### What the exercise asks:
Find how many lines hold the word "chart". Give only the number.

### Exercise material:

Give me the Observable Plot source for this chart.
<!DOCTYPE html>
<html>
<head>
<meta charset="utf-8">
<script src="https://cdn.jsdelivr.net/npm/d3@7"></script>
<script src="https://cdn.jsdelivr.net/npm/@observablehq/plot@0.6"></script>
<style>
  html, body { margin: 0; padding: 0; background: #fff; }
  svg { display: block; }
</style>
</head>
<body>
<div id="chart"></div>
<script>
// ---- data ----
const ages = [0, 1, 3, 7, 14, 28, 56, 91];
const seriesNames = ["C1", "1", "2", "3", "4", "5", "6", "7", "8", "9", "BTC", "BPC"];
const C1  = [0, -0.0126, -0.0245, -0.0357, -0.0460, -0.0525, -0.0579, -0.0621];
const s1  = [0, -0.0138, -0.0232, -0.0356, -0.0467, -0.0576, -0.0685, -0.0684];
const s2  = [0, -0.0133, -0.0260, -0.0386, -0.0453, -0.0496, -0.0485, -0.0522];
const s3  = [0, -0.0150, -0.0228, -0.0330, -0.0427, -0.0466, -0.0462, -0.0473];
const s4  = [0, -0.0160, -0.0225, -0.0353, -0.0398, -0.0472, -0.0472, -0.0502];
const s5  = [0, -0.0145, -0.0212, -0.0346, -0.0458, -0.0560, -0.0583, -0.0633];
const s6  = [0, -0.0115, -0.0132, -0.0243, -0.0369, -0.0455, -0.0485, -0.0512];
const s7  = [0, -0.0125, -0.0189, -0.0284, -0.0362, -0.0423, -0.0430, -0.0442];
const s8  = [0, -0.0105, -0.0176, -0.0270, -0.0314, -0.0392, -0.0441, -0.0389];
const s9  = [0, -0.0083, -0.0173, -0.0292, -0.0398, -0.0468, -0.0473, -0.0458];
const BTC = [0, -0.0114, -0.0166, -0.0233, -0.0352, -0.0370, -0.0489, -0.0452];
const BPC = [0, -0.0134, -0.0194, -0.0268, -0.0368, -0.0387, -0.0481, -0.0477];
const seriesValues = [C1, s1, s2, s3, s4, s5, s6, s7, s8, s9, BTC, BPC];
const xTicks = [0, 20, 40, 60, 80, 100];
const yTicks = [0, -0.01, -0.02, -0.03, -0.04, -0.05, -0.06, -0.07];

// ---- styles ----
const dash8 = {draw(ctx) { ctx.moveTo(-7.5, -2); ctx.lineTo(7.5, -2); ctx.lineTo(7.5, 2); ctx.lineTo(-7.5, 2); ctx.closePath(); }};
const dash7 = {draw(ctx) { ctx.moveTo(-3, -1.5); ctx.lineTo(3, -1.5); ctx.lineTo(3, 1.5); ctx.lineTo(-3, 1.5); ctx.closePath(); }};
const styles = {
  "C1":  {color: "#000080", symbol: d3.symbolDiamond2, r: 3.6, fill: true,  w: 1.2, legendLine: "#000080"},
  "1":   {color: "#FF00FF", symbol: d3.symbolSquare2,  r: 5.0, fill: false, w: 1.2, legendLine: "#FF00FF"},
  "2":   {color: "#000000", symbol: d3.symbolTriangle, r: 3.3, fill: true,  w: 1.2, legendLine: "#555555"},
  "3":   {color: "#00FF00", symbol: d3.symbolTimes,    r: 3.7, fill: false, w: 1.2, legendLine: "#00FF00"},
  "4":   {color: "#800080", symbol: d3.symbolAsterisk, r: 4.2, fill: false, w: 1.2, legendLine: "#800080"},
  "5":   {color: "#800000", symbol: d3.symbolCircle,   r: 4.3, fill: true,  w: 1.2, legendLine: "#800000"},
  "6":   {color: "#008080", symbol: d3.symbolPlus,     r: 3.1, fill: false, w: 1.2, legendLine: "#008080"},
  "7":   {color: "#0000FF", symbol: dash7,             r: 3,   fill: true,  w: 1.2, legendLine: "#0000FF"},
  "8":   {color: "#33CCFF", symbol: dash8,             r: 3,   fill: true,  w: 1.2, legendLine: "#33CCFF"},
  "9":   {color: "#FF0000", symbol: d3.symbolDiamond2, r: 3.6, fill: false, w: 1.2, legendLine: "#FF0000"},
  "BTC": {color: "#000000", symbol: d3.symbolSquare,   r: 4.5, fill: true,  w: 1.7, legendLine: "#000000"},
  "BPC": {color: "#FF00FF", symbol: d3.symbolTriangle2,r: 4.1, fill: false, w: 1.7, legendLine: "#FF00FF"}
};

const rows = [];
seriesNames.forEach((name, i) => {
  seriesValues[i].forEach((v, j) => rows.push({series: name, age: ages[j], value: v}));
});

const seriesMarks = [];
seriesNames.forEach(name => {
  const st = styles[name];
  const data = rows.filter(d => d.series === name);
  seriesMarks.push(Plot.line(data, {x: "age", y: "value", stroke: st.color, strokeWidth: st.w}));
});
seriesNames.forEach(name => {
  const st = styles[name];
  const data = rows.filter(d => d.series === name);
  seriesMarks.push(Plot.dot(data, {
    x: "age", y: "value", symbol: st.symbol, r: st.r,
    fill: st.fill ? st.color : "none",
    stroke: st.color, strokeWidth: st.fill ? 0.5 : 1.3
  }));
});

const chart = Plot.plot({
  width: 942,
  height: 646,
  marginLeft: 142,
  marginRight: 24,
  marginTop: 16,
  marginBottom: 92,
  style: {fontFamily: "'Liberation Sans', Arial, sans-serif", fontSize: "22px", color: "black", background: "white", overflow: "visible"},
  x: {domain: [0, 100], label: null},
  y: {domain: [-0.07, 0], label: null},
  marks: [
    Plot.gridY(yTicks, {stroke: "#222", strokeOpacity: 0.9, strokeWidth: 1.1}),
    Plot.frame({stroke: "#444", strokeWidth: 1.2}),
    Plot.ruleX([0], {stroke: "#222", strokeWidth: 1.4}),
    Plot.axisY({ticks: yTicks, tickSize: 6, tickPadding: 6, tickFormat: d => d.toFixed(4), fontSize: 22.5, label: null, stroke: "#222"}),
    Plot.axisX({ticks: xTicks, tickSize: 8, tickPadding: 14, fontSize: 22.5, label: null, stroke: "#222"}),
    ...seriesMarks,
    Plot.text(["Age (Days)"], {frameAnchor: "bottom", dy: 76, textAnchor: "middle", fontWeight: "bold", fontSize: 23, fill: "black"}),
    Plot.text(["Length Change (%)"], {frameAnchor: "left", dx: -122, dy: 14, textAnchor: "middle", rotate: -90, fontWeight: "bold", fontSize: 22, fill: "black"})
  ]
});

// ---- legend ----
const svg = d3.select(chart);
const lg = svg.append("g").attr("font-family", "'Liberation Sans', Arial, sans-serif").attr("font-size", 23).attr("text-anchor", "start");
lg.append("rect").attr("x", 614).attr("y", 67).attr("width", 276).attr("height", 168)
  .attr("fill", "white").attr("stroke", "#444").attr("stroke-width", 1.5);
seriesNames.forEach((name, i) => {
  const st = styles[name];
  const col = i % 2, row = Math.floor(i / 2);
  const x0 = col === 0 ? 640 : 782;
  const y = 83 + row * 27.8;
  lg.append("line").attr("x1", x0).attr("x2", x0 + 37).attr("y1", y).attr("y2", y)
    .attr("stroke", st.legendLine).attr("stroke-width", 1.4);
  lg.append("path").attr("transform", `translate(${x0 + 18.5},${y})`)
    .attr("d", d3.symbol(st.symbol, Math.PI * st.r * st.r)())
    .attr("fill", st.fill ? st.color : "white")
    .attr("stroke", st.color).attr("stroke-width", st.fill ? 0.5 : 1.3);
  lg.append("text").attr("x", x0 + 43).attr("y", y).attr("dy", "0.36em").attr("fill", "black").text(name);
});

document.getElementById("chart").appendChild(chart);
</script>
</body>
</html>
* * *
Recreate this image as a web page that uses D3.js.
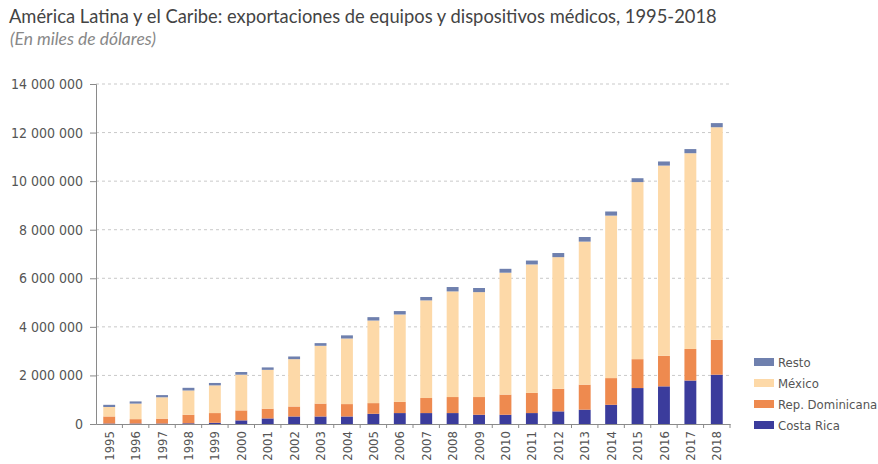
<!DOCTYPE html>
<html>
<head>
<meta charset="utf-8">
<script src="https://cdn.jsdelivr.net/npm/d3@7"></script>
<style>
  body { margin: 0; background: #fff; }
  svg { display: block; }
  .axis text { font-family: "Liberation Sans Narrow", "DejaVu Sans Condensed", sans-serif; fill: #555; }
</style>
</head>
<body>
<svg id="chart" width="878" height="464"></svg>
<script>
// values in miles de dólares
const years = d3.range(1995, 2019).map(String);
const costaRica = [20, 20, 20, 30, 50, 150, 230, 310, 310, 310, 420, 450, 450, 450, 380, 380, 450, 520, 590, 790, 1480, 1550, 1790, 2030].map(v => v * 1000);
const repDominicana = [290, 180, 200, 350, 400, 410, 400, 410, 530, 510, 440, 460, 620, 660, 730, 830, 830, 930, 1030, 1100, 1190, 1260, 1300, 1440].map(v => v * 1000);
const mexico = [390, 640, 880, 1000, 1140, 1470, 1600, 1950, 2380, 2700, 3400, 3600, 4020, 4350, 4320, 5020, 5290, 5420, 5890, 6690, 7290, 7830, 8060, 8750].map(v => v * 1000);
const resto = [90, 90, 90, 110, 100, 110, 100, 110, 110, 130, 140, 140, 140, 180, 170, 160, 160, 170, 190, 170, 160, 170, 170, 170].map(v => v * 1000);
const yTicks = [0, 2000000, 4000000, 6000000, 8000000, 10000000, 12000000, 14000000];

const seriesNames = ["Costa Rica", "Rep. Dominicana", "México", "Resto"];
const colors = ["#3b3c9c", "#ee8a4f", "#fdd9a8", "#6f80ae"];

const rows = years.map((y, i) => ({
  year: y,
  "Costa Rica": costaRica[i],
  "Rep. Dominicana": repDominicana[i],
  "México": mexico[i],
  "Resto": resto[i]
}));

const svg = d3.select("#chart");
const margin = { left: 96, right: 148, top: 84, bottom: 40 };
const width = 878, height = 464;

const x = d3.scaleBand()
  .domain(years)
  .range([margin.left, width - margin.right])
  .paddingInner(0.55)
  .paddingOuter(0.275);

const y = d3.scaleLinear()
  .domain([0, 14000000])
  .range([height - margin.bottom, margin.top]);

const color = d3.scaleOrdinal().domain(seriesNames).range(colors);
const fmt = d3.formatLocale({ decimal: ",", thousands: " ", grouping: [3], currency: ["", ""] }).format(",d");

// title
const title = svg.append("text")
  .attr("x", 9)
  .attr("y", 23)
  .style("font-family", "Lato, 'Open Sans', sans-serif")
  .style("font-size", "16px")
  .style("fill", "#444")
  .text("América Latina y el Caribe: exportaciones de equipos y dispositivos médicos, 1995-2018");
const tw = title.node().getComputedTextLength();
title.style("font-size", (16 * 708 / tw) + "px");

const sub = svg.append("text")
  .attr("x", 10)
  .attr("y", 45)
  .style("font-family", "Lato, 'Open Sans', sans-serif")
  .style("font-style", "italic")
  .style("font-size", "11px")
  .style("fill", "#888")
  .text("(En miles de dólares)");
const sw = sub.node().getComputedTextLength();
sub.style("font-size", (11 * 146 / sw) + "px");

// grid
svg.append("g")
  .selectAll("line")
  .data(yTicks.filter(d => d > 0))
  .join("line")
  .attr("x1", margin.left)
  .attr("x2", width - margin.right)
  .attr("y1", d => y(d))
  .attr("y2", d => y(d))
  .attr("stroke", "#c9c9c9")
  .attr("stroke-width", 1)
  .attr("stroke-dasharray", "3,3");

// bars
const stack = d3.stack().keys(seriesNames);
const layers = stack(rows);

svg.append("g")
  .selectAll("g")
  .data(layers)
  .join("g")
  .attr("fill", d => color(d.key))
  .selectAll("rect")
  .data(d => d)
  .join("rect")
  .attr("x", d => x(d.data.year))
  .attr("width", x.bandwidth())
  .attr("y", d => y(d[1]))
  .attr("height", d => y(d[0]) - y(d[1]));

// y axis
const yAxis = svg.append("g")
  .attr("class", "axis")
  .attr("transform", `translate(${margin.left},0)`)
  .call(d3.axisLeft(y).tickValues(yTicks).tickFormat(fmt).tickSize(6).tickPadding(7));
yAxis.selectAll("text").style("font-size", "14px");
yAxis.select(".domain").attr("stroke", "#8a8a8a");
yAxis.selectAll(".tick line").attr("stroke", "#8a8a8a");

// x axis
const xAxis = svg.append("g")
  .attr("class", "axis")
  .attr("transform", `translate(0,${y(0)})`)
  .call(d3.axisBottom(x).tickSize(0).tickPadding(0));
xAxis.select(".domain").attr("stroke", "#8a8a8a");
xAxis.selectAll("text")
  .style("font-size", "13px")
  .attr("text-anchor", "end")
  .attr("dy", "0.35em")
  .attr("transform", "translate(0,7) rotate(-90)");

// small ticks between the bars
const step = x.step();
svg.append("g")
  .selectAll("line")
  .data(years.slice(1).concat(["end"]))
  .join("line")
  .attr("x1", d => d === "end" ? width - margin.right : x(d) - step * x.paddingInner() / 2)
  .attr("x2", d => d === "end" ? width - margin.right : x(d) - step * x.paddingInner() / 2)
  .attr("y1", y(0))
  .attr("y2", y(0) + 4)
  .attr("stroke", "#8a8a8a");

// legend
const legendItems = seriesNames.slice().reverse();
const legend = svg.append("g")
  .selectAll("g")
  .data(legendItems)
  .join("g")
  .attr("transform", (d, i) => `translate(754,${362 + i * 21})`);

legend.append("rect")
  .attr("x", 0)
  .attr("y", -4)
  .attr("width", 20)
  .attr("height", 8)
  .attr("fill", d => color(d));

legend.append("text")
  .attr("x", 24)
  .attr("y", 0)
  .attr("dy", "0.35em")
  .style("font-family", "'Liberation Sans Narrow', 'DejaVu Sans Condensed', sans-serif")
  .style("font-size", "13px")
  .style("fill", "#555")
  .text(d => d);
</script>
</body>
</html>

### Result for this exercise:
7